Report how many lines of these entries hold the string "this"; reply with the number alone.
————
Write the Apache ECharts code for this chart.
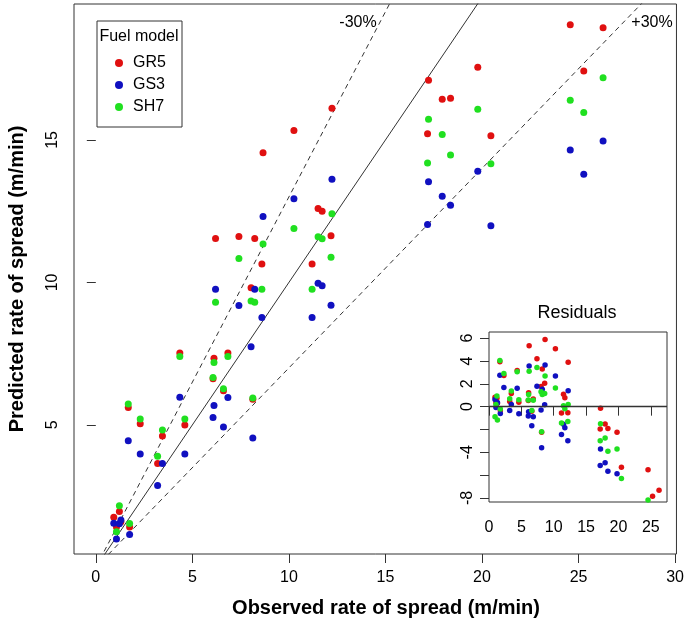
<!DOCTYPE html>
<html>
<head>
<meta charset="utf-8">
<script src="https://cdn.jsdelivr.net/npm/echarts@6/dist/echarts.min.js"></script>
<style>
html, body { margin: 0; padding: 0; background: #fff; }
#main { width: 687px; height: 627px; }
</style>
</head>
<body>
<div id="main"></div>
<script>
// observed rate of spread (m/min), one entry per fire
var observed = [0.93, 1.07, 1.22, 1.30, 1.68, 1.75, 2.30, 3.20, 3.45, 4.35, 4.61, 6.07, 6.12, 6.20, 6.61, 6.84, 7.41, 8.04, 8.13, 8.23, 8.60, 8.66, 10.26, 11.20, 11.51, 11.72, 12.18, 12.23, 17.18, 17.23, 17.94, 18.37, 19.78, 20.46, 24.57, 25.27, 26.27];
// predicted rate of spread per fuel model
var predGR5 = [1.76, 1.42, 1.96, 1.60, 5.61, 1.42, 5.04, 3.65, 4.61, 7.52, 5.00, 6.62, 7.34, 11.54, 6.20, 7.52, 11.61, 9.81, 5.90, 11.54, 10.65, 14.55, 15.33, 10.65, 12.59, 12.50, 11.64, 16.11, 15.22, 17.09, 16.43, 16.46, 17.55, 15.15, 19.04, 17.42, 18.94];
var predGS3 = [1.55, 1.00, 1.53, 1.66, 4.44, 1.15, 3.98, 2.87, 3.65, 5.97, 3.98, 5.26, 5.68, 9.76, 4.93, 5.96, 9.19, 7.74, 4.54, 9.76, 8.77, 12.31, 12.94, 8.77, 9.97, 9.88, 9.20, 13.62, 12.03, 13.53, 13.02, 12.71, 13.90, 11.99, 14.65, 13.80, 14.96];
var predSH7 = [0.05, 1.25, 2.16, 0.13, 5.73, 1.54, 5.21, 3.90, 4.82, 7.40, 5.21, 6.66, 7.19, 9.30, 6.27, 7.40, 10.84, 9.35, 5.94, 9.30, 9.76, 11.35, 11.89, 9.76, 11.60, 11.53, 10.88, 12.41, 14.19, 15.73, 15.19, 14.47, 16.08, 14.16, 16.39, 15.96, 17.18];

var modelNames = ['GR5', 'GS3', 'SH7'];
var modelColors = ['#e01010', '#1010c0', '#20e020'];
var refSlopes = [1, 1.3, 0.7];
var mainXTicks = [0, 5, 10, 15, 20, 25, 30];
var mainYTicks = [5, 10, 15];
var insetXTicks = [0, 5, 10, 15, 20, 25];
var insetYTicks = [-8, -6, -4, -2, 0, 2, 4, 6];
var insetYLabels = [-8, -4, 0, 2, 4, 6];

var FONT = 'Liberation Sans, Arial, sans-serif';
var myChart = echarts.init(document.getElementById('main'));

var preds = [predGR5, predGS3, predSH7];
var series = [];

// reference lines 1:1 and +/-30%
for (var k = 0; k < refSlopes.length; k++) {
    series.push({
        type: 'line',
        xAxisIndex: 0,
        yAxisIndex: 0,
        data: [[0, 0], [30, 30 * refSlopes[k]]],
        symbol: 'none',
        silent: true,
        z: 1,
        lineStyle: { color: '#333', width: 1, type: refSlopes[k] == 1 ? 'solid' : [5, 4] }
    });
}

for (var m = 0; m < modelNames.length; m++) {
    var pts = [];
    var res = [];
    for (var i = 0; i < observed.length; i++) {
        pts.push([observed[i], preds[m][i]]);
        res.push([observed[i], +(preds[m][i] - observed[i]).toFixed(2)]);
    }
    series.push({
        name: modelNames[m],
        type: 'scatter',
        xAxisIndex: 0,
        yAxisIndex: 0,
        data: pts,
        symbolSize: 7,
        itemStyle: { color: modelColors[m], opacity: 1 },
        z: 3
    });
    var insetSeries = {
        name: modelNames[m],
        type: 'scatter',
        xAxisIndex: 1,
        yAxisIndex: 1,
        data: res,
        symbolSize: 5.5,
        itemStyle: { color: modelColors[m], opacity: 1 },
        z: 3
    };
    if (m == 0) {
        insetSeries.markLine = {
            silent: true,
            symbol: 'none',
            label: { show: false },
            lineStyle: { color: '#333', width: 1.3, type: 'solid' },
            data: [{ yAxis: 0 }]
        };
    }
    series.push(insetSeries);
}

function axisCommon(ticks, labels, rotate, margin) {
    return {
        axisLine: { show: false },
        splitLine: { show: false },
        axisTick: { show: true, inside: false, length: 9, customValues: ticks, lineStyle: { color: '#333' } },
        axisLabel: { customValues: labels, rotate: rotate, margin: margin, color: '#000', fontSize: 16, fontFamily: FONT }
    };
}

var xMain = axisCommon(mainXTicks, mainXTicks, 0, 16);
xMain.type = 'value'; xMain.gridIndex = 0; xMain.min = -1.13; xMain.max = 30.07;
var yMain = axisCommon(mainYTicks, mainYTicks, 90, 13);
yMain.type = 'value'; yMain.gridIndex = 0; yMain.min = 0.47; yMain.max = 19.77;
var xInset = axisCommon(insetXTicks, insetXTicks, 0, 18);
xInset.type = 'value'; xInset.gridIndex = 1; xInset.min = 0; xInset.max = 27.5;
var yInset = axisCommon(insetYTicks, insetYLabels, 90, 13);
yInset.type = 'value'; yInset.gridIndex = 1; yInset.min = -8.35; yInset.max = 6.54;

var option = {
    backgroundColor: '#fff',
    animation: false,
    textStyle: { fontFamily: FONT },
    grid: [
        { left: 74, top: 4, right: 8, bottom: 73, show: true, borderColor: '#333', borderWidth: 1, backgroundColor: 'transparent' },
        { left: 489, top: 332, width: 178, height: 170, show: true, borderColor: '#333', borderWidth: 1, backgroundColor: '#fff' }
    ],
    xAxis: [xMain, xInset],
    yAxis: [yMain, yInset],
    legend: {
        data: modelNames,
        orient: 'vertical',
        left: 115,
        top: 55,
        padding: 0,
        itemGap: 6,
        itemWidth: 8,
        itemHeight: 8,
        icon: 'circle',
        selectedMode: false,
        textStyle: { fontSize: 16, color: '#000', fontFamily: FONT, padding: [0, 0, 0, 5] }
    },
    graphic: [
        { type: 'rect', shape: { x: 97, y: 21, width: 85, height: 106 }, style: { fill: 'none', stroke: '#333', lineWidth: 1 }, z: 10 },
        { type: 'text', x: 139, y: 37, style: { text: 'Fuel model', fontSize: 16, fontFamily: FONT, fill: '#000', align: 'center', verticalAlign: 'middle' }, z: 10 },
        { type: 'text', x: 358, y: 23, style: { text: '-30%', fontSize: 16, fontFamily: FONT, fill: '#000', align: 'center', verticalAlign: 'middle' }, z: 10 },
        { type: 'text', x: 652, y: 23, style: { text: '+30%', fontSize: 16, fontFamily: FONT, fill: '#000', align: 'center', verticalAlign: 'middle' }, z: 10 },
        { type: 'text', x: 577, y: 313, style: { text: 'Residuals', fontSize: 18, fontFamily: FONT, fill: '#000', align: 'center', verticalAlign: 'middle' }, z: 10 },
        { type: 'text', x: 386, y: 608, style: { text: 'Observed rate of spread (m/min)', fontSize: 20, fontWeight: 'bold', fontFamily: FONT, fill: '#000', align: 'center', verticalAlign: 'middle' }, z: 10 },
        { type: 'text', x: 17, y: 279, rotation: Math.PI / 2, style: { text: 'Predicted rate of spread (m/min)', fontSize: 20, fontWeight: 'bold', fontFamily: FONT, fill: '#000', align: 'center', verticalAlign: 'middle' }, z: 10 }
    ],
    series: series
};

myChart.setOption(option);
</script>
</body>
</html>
————
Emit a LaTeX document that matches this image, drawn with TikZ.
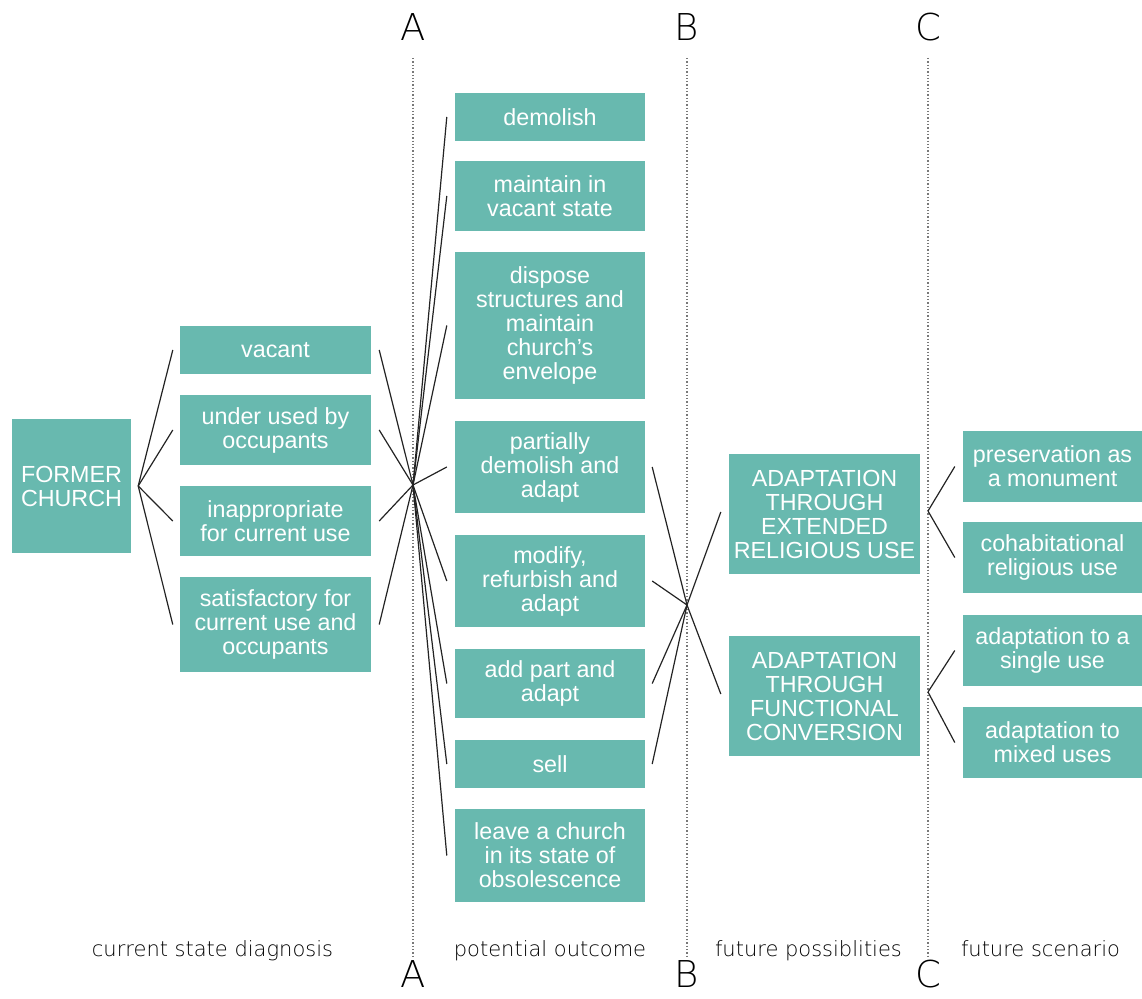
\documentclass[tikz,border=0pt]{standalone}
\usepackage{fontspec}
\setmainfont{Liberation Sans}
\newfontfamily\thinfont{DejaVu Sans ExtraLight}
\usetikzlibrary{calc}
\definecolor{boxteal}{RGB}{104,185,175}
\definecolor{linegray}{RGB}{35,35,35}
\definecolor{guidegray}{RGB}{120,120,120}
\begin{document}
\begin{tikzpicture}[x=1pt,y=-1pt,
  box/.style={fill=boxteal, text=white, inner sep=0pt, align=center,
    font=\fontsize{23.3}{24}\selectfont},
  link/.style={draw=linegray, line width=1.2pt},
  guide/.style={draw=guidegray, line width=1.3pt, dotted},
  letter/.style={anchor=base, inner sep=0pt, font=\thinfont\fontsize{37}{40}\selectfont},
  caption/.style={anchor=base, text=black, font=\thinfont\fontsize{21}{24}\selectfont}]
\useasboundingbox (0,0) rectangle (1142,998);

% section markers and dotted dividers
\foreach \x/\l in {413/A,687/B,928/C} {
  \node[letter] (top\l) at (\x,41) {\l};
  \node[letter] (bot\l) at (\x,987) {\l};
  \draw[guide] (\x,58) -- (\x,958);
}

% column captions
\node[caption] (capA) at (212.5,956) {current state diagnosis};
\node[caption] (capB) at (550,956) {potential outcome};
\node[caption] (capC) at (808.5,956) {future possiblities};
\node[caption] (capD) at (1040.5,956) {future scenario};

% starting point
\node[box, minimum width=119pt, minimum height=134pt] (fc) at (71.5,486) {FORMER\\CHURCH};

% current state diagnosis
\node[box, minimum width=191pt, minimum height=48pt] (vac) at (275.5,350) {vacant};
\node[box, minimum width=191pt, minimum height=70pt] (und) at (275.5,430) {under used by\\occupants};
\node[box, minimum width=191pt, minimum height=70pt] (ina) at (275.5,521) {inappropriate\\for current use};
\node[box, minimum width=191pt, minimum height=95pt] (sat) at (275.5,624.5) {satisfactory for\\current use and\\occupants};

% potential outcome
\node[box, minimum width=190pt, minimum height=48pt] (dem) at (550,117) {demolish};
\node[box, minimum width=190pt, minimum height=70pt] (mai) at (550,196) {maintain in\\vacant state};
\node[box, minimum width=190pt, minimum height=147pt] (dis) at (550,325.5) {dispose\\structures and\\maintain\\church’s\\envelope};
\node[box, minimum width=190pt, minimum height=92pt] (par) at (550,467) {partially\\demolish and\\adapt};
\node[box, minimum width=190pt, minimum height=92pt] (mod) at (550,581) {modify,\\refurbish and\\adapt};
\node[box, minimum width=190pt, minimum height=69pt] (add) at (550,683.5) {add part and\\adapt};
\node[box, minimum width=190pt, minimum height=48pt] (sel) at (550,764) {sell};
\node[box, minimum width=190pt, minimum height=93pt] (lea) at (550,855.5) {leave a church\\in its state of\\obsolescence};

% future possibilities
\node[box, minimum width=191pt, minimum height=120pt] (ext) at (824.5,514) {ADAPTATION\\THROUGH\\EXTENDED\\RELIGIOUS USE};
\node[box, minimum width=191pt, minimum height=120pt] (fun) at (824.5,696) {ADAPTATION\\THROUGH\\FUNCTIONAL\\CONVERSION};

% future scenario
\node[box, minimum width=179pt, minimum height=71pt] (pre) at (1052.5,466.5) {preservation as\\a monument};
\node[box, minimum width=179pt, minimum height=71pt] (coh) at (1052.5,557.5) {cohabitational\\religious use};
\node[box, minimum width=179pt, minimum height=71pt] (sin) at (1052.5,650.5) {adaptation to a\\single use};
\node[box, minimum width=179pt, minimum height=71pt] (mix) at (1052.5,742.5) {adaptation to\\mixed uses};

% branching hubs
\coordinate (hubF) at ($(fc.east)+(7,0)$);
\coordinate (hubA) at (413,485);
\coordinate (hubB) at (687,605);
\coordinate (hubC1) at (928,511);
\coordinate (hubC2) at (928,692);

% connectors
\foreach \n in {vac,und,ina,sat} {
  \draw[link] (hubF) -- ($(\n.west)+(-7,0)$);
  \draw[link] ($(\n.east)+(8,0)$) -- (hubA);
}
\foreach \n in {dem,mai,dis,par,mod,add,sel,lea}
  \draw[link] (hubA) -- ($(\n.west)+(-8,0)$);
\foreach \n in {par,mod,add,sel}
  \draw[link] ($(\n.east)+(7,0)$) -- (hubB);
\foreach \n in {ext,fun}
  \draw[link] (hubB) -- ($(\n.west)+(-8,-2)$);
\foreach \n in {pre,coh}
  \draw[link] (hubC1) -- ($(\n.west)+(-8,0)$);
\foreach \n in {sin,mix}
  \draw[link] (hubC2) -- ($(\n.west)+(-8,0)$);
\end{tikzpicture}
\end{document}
————
> [ANSWER BELOW]: 2